Equitable estoppel is not favored and will be sustained only upon clear and convincing evidence. Ducham v. Tama (1994), 265 Mont. 436, 877 P.2d 1002. To constitute equitable estoppel, there must be conduct amounting to representation or concealment of material facts; these facts must be known to the party estopped at time of conduct; truth concerning these facts must be unknown to the other party claiming benefit of estoppel at the time it was acted upon; conduct must be done with intention, or at least with expectation that it will be acted upon by the other party; conduct must be relied upon by the other party and the other party must in fact act upon it in such a manner as to change his position for the worse. Kephart v. Portmann (1993), 259 Mont. 232, 855 P.2d 120.

Nothing in the record indicates that the County failed to carry through any representations to plaintiff. Hoefer did not work following the filing of plaintiff’s resignation. Plaintiff resigned as of the end of April in 1992, yet it was not until the end of May 1992 that the Commissioners decided to pay Hoefer to resign voluntarily without filing an action against the County. Thus, there never was any representation to plaintiff that the County would not pay Hoefer money to disappear. Plaintiff never relied, to her detriment, on anything that the County said. Therefore, the District Court was correct when it determined that plaintiff did not meet the requirements of equitable estoppel.

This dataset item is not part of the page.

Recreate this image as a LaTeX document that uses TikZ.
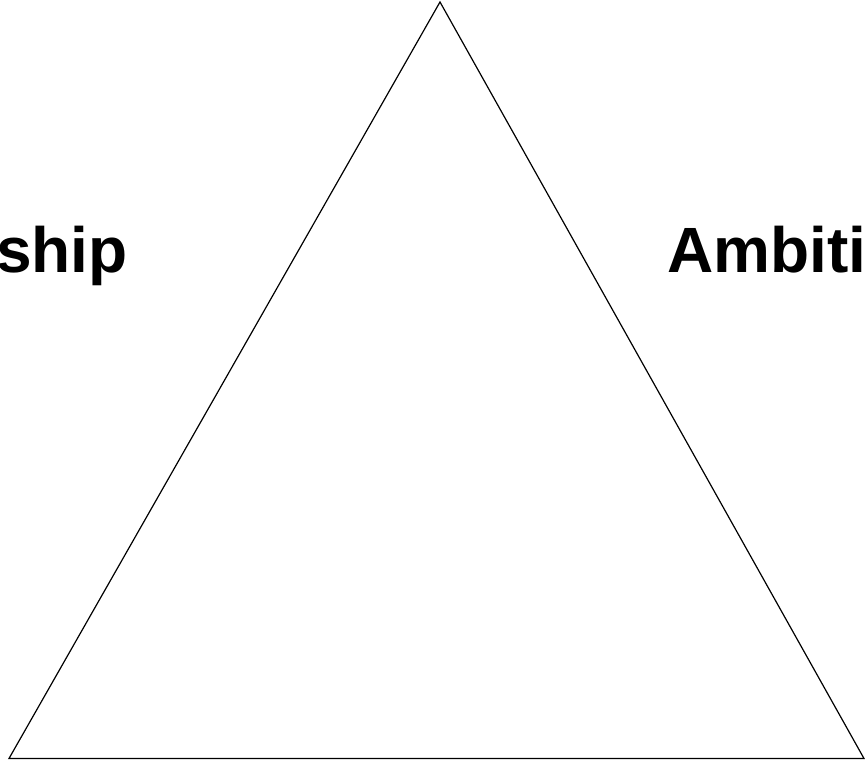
\documentclass[tikz,border=0pt]{standalone}
\usepackage{fontspec}
\setmainfont{Liberation Sans}
\begin{document}
\begin{tikzpicture}[x=1pt,y=1pt,
  lbl/.style={font=\fontsize{64}{68}\selectfont\bfseries, inner sep=0pt},
  edge/.style={draw=black, line width=1.2pt, line join=miter}]
\useasboundingbox (0,0) rectangle (865,761);
\clip (0,0) rectangle (865,761);
\coordinate (top) at (440,759);
\coordinate (bl) at (9,2.5);
\coordinate (br) at (864,2.5);
\draw[edge] (top) -- (bl) -- (br) -- cycle;
\node[lbl, anchor=base east] (left) at (128,488) {ship};
\node[lbl, anchor=base west] (right) at (667,488) {Ambiti};
\end{tikzpicture}
\end{document}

*269We hold that the District Court was correct in concluding that plaintiff had failed to bring her claims in a timely fashion under the appropriate statutes and that she had failed to prove equitable estoppel.

We affirm the conclusion of the District Court that the exclusive remedy for plaintiff’s complaint was under the provisions of the Montana Human Rights Act and that she failed to demonstrate any basis for the application of the tort of negligent retention. We further affirm the conclusion of the District Court that equitable estoppel did not apply and that as a result plaintiff had failed to meet the statutory deadlines. We hold the District Court correctly granted summary judgment to the defendants.

Affirmed.

CHIEF JUSTICE TURNAGE, JUSTICES GRAY and NELSON concur.